8. Check Your Credit

Good business credit is critical for your reputation and financial health. Many financial institutions require a personal guarantee, which means that you must personally repay the debt even in the event of bankruptcy. Poor repayment history on a business loan can affect your personal credit, resulting in difficulty obtaining personal financing. In short, if you’re wondering if you have to pay back small business loans, the answer is “yes.” This also applies to business credit cards and any other personal and business financing.

9. When in Trouble, Seek Help Immediately

If you are having trouble making loan payments, you must contact your lender as soon as possible. Depending on the circumstances, your lender may be able to suspend payments, assist with refinancing, or temporarily reduce your payment amount.
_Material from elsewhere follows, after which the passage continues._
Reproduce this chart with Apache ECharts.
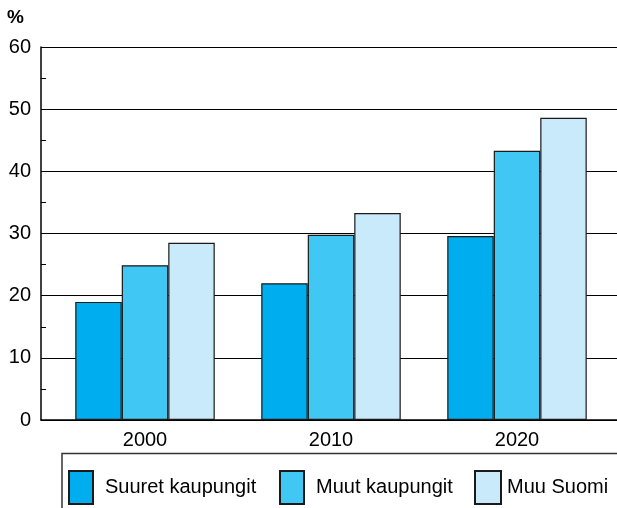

The total amount owed on your loan will remain the same, but you may be able to reduce the financial pressure and allow you to ensure cash flow for your operation.

If your lender does not offer ways to reduce or otherwise mitigate payment terms, find ways to reduce your business costs and increase revenue. This will help you stay on good terms with your financial institution, and it will make your business more stable and successful in the long term.